# WRITTEN TASK
Would you transcribe the listing that follows, character for character, and omit its images?
_ _ _ _ _
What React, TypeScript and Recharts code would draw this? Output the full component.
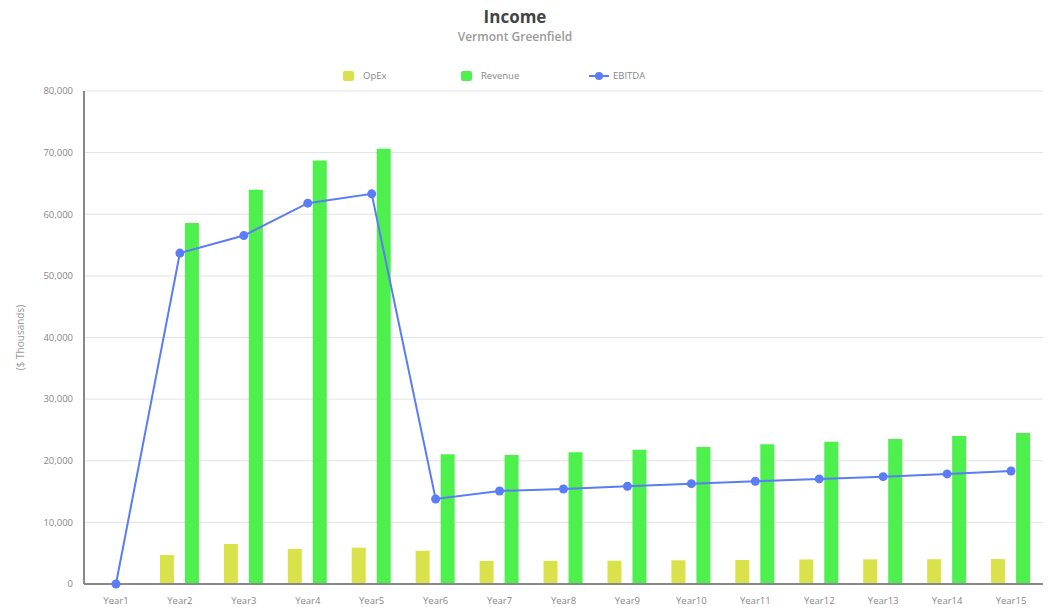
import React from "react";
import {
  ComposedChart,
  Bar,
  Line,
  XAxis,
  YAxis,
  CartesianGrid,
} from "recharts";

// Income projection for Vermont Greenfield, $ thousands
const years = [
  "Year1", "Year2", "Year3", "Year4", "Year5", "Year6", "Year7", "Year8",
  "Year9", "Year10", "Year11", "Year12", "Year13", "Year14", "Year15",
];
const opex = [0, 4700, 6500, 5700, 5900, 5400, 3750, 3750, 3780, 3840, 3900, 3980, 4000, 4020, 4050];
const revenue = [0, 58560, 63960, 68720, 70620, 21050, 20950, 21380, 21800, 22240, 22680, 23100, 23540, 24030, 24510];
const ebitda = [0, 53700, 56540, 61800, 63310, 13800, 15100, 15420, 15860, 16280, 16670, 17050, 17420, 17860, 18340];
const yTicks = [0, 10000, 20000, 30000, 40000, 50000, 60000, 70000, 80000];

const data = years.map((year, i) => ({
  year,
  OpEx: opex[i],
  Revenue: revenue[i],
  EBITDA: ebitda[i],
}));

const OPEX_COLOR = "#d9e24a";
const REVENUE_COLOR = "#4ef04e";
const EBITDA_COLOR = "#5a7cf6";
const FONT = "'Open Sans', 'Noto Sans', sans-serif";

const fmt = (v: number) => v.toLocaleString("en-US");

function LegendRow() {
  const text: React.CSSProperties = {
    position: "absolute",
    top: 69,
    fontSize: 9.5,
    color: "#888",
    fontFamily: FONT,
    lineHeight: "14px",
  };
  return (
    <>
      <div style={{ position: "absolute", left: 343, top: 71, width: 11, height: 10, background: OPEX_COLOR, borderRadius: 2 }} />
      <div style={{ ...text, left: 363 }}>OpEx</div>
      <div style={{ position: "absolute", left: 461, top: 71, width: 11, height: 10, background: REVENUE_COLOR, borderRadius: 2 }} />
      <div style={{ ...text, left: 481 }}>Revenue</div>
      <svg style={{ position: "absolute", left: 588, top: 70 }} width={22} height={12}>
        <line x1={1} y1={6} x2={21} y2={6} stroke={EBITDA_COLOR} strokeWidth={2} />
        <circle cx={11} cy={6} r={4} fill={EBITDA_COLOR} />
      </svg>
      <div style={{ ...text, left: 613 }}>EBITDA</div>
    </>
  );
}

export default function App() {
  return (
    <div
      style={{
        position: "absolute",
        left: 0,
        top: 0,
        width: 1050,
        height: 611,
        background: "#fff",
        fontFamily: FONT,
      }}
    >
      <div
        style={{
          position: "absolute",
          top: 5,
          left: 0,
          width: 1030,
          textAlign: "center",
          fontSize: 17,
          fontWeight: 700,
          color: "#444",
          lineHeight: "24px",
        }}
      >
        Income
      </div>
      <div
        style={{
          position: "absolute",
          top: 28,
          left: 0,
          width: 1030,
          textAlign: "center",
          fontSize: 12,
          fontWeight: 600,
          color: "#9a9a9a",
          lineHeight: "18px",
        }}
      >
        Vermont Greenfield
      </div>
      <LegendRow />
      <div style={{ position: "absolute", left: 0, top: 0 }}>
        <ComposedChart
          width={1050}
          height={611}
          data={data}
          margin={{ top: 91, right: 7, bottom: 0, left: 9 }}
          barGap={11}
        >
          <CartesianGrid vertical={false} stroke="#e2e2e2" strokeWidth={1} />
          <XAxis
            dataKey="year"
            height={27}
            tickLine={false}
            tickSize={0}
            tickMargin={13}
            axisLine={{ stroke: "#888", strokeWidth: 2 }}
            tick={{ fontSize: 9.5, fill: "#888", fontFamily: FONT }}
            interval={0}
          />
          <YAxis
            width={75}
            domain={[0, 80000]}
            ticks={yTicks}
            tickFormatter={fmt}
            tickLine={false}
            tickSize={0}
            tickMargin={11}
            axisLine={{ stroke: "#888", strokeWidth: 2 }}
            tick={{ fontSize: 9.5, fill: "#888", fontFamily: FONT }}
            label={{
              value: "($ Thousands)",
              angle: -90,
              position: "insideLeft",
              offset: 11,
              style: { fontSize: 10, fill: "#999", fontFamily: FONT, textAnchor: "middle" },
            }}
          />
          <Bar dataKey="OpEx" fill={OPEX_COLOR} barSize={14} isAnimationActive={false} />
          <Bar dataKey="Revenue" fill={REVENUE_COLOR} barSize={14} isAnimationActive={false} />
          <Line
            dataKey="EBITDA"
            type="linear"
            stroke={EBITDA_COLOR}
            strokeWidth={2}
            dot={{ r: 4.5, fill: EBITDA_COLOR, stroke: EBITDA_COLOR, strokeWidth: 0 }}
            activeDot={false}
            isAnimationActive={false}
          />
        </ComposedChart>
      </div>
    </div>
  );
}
_ _ _ _ _
# CORRECT RESPONSE
What React, TypeScript and Recharts code would draw this? Output the full component.
import React from "react";
import {
  ComposedChart,
  Bar,
  Line,
  XAxis,
  YAxis,
  CartesianGrid,
} from "recharts";

// Income projection for Vermont Greenfield, $ thousands
const years = [
  "Year1", "Year2", "Year3", "Year4", "Year5", "Year6", "Year7", "Year8",
  "Year9", "Year10", "Year11", "Year12", "Year13", "Year14", "Year15",
];
const opex = [0, 4700, 6500, 5700, 5900, 5400, 3750, 3750, 3780, 3840, 3900, 3980, 4000, 4020, 4050];
const revenue = [0, 58560, 63960, 68720, 70620, 21050, 20950, 21380, 21800, 22240, 22680, 23100, 23540, 24030, 24510];
const ebitda = [0, 53700, 56540, 61800, 63310, 13800, 15100, 15420, 15860, 16280, 16670, 17050, 17420, 17860, 18340];
const yTicks = [0, 10000, 20000, 30000, 40000, 50000, 60000, 70000, 80000];

const data = years.map((year, i) => ({
  year,
  OpEx: opex[i],
  Revenue: revenue[i],
  EBITDA: ebitda[i],
}));

const OPEX_COLOR = "#d9e24a";
const REVENUE_COLOR = "#4ef04e";
const EBITDA_COLOR = "#5a7cf6";
const FONT = "'Open Sans', 'Noto Sans', sans-serif";

const fmt = (v: number) => v.toLocaleString("en-US");

function LegendRow() {
  const text: React.CSSProperties = {
    position: "absolute",
    top: 69,
    fontSize: 9.5,
    color: "#888",
    fontFamily: FONT,
    lineHeight: "14px",
  };
  return (
    <>
      <div style={{ position: "absolute", left: 343, top: 71, width: 11, height: 10, background: OPEX_COLOR, borderRadius: 2 }} />
      <div style={{ ...text, left: 363 }}>OpEx</div>
      <div style={{ position: "absolute", left: 461, top: 71, width: 11, height: 10, background: REVENUE_COLOR, borderRadius: 2 }} />
      <div style={{ ...text, left: 481 }}>Revenue</div>
      <svg style={{ position: "absolute", left: 588, top: 70 }} width={22} height={12}>
        <line x1={1} y1={6} x2={21} y2={6} stroke={EBITDA_COLOR} strokeWidth={2} />
        <circle cx={11} cy={6} r={4} fill={EBITDA_COLOR} />
      </svg>
      <div style={{ ...text, left: 613 }}>EBITDA</div>
    </>
  );
}

export default function App() {
  return (
    <div
      style={{
        position: "absolute",
        left: 0,
        top: 0,
        width: 1050,
        height: 611,
        background: "#fff",
        fontFamily: FONT,
      }}
    >
      <div
        style={{
          position: "absolute",
          top: 5,
          left: 0,
          width: 1030,
          textAlign: "center",
          fontSize: 17,
          fontWeight: 700,
          color: "#444",
          lineHeight: "24px",
        }}
      >
        Income
      </div>
      <div
        style={{
          position: "absolute",
          top: 28,
          left: 0,
          width: 1030,
          textAlign: "center",
          fontSize: 12,
          fontWeight: 600,
          color: "#9a9a9a",
          lineHeight: "18px",
        }}
      >
        Vermont Greenfield
      </div>
      <LegendRow />
      <div style={{ position: "absolute", left: 0, top: 0 }}>
        <ComposedChart
          width={1050}
          height={611}
          data={data}
          margin={{ top: 91, right: 7, bottom: 0, left: 9 }}
          barGap={11}
        >
          <CartesianGrid vertical={false} stroke="#e2e2e2" strokeWidth={1} />
          <XAxis
            dataKey="year"
            height={27}
            tickLine={false}
            tickSize={0}
            tickMargin={13}
            axisLine={{ stroke: "#888", strokeWidth: 2 }}
            tick={{ fontSize: 9.5, fill: "#888", fontFamily: FONT }}
            interval={0}
          />
          <YAxis
            width={75}
            domain={[0, 80000]}
            ticks={yTicks}
            tickFormatter={fmt}
            tickLine={false}
            tickSize={0}
            tickMargin={11}
            axisLine={{ stroke: "#888", strokeWidth: 2 }}
            tick={{ fontSize: 9.5, fill: "#888", fontFamily: FONT }}
            label={{
              value: "($ Thousands)",
              angle: -90,
              position: "insideLeft",
              offset: 11,
              style: { fontSize: 10, fill: "#999", fontFamily: FONT, textAnchor: "middle" },
            }}
          />
          <Bar dataKey="OpEx" fill={OPEX_COLOR} barSize={14} isAnimationActive={false} />
          <Bar dataKey="Revenue" fill={REVENUE_COLOR} barSize={14} isAnimationActive={false} />
          <Line
            dataKey="EBITDA"
            type="linear"
            stroke={EBITDA_COLOR}
            strokeWidth={2}
            dot={{ r: 4.5, fill: EBITDA_COLOR, stroke: EBITDA_COLOR, strokeWidth: 0 }}
            activeDot={false}
            isAnimationActive={false}
          />
        </ComposedChart>
      </div>
    </div>
  );
}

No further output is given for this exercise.